Once again, look to the trees. When forests are logged or otherwise disrupted, it turns crucially important climate pollution-trapping “carbon sinks” into carbon emitters. Similarly, soil that has been changed by human activities like mega-scale farming releases a huge amount of greenhouse gases into the atmosphere.  

We know that public lands like national parks and wilderness areas serve an important role in confronting the climate crisis. We can’t let runaway development and other threats totally undercut those natural allies.  

6. ...make us miserable (probably) 

There is a broad consensus that nature positively influences our physical and mental health. So what effect do you think it has when a host of human-caused hazards wipe out wilderness and drive species to extinction? 

It’s hard to say definitively, but it stands to reason that destruction of nature does and will continue to hurt the mental health of those who have relied on nature for emotional succor. Experts have already begun studying "ecological grief,” which arises from "either physical ecological losses, loss of environmental identity, or anticipated future ecological loss.” Researchers speculate that this condition may operate in a similar way to bereavement after the death of a loved one, and it could increase risk of some mental disorders. In particular, Indigenous people, farmers or others who live close to and work on the land are thought to be more vulnerable to ecological grief.  

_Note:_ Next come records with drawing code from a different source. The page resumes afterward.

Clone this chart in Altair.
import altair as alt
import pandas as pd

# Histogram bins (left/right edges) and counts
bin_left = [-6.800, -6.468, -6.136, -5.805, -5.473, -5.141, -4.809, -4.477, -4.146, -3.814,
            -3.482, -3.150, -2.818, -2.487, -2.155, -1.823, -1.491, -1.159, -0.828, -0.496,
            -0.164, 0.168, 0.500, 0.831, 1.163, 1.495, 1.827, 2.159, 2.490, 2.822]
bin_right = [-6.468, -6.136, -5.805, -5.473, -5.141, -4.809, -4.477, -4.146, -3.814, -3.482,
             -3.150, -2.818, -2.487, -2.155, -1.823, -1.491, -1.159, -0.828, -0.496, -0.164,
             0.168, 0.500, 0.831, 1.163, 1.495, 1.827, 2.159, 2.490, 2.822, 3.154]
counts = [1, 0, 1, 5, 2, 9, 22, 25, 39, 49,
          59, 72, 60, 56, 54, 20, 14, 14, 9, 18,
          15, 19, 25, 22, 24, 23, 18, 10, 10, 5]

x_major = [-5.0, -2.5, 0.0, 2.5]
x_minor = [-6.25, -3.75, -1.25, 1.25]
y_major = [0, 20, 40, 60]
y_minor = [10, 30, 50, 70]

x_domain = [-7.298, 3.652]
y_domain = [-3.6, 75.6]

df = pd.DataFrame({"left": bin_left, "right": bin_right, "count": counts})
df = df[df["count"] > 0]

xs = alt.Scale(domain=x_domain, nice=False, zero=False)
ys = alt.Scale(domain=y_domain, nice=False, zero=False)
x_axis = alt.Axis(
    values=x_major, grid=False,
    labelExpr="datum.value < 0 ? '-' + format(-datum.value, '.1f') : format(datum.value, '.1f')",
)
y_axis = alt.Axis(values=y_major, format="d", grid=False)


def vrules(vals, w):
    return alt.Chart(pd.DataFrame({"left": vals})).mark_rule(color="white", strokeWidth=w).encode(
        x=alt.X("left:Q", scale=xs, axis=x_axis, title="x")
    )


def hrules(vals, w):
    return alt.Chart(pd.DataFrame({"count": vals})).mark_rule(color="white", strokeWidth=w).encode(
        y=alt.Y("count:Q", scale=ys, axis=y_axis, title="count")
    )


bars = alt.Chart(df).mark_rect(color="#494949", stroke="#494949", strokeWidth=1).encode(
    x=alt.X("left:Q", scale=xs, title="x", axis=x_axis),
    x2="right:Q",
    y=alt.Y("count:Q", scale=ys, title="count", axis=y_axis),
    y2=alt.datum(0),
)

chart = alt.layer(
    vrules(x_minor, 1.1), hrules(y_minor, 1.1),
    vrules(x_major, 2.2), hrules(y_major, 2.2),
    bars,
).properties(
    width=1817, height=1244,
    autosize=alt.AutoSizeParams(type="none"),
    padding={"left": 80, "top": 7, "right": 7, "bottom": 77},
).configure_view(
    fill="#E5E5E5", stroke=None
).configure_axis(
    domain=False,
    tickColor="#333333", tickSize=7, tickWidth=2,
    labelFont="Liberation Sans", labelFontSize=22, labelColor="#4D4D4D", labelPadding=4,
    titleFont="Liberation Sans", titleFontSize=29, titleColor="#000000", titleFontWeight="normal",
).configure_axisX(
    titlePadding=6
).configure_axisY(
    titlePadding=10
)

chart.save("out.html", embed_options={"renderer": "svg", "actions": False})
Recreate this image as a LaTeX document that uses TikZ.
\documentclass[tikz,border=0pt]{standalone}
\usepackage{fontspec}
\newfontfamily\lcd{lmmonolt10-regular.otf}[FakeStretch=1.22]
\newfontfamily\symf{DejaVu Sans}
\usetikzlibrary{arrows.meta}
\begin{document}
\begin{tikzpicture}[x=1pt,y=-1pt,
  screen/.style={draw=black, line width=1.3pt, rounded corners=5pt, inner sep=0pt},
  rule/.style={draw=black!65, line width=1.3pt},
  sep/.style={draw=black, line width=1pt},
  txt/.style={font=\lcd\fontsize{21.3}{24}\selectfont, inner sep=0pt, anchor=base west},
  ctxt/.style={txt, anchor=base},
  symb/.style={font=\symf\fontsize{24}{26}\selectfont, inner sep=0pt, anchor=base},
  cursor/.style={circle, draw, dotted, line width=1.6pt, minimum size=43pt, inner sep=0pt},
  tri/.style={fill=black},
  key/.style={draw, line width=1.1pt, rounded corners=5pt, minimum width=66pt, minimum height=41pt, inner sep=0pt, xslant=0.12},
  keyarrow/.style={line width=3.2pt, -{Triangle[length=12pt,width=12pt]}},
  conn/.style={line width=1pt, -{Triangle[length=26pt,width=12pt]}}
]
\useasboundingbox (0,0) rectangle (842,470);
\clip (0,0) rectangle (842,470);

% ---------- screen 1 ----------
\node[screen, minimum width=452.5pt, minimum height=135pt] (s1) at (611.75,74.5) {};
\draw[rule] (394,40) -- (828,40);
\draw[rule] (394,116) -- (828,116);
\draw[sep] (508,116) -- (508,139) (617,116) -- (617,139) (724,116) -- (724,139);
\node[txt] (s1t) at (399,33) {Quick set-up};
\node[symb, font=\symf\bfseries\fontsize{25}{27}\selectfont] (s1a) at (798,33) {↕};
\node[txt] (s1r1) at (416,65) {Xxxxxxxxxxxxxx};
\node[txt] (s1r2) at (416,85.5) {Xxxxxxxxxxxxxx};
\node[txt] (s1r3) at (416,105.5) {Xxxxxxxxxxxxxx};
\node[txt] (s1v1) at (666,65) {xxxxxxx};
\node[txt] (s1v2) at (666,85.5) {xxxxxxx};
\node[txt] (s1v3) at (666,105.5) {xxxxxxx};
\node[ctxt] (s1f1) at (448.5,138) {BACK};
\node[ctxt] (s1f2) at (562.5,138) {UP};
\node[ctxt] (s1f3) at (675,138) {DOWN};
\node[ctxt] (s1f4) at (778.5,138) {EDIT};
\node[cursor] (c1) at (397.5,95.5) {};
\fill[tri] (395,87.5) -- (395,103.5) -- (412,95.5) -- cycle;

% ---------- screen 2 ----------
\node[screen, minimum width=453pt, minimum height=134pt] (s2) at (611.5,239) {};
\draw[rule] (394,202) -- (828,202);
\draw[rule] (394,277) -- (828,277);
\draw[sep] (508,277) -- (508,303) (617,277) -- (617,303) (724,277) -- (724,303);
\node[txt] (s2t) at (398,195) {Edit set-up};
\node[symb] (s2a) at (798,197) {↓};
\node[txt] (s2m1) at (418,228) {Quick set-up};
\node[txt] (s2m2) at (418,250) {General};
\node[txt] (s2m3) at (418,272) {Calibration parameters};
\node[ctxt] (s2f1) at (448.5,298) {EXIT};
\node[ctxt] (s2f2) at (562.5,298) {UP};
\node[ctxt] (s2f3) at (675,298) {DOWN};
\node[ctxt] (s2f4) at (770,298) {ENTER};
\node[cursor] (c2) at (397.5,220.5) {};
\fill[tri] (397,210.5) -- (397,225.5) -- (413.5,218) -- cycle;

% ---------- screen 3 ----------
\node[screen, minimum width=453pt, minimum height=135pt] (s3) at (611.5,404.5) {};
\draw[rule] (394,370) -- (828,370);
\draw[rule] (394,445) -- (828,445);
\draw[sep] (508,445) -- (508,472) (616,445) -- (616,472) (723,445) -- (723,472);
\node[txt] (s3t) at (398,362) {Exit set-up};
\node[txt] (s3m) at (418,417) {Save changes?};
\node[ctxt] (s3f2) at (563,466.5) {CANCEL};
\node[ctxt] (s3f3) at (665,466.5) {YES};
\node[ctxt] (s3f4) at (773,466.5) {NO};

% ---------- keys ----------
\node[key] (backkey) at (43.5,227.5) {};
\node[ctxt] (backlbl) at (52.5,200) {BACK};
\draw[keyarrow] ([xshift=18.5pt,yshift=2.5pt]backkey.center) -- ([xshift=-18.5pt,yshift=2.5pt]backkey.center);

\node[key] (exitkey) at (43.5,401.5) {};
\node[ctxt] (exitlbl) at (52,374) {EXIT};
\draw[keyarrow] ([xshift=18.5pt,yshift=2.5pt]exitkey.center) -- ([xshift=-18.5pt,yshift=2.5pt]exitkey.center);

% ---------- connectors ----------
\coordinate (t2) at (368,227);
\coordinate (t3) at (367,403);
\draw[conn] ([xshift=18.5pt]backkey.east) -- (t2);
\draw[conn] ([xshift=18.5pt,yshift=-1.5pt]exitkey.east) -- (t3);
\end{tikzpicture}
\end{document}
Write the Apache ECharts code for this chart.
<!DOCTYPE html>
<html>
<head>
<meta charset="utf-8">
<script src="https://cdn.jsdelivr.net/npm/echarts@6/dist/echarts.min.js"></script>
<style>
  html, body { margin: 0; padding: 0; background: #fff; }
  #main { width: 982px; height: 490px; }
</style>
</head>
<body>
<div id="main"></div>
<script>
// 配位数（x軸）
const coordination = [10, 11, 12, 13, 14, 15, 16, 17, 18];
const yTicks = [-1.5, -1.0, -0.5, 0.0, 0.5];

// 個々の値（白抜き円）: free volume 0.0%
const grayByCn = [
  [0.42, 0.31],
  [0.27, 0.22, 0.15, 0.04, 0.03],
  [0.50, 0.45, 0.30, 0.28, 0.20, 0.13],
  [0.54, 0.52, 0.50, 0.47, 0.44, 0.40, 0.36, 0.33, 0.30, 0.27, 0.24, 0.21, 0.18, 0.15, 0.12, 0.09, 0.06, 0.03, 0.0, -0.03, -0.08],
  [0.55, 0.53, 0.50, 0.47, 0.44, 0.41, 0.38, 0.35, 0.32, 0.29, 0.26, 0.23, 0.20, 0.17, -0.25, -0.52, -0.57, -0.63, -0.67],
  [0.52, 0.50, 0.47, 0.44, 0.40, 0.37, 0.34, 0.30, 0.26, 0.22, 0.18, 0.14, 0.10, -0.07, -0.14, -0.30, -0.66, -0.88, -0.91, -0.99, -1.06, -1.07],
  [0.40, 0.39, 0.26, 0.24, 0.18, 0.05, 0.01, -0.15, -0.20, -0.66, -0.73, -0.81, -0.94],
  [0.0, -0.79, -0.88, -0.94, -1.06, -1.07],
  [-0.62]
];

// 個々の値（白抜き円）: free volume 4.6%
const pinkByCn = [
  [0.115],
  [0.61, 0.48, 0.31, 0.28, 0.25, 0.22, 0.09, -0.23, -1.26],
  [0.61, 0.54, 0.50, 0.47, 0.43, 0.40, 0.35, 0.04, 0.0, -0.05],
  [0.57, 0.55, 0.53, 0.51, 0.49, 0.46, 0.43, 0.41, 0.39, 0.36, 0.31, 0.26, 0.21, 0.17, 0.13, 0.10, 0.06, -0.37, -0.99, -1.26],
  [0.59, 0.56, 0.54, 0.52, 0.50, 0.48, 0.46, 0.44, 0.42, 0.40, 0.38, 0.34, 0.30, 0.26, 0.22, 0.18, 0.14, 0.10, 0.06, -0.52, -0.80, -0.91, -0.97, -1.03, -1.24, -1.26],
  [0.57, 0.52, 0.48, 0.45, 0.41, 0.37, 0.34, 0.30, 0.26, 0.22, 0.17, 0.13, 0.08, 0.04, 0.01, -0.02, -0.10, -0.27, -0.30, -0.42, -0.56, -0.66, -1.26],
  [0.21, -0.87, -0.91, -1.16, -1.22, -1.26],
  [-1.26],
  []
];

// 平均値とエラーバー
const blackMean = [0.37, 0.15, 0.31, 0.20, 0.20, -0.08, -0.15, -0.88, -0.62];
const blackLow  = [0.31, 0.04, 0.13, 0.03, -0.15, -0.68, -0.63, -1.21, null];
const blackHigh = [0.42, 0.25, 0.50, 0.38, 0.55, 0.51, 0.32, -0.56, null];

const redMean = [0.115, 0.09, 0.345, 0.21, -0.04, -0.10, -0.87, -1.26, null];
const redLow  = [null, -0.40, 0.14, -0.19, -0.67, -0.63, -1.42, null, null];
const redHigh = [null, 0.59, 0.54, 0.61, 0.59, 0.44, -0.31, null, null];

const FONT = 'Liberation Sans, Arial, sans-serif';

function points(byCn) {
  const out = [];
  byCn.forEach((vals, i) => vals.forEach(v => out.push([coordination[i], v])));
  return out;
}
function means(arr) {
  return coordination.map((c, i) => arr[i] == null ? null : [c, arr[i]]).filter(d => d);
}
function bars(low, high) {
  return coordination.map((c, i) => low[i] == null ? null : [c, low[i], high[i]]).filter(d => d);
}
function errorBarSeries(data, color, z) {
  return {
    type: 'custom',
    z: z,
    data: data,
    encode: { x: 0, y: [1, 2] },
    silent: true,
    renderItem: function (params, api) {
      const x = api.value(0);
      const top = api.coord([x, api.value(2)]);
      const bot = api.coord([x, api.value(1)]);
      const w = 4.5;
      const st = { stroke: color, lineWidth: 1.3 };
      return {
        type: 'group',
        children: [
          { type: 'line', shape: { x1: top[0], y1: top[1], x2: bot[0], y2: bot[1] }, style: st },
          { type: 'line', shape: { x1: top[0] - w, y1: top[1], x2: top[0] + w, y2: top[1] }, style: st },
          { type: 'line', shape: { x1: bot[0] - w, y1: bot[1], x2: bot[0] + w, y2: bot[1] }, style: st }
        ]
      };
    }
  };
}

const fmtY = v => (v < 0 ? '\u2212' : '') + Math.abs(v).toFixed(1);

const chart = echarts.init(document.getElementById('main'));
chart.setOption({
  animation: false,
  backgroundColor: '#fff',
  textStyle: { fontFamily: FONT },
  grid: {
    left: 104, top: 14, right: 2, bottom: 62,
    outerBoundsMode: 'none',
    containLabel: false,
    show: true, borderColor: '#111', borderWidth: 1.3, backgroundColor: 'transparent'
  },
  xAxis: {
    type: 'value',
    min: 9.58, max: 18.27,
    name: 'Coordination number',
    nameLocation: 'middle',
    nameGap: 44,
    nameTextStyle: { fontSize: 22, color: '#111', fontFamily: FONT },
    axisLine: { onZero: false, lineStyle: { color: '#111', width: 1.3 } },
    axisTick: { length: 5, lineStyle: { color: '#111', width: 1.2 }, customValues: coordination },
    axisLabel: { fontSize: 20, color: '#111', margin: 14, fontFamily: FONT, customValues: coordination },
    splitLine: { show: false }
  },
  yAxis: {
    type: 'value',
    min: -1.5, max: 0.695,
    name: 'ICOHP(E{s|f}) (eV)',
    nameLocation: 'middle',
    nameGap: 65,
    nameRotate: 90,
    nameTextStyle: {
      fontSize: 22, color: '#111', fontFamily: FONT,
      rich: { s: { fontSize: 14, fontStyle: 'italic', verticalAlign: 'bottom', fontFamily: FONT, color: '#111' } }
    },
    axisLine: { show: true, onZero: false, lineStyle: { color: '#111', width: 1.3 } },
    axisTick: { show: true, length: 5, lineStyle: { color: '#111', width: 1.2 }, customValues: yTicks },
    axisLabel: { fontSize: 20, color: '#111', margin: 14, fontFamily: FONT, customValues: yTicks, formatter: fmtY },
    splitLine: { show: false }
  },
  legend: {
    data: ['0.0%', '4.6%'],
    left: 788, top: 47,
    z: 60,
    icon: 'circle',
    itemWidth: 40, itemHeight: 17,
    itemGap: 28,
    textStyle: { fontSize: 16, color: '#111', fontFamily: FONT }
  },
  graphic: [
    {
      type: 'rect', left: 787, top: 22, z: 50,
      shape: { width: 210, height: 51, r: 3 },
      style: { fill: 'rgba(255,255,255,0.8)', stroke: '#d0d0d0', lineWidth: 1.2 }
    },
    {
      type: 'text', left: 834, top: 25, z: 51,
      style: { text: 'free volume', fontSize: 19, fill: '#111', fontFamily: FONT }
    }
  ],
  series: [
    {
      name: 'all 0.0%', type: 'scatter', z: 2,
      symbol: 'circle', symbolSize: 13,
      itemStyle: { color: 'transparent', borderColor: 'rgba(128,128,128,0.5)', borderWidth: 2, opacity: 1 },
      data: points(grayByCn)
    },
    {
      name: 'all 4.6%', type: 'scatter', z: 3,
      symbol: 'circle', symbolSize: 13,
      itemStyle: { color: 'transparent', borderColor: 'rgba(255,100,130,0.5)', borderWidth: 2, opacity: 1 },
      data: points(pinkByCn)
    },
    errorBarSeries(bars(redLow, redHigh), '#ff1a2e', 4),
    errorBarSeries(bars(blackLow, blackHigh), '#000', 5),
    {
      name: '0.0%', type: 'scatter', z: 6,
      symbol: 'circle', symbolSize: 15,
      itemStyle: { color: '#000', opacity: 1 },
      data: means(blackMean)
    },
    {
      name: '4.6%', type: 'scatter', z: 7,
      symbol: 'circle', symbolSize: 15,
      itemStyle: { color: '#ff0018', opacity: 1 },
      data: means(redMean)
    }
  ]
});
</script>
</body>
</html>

In recent years, some doctors have been prescribing time in nature as one of the ways people can boost their mental and physical health (a new Canadian program even empowers doctors to hand out free park passes). Indeed, increasing access to nature and green spaces should be a priority. While we’re doing that, we must also oppose the runaway development and other forces that threaten those same precious resources. 

What can we do about it?

As climate change and other threats put more pressure on wild nature—and therefore on people—in the U.S. and worldwide, it is vitally important we secure a network of land and water that lets species adapt free of undue interference. The logical starting point for that project is the national parks, wilderness areas and other public lands we’ve already protected—hubs of a life-support system that will stand as a bulwark against extinction here and abroad.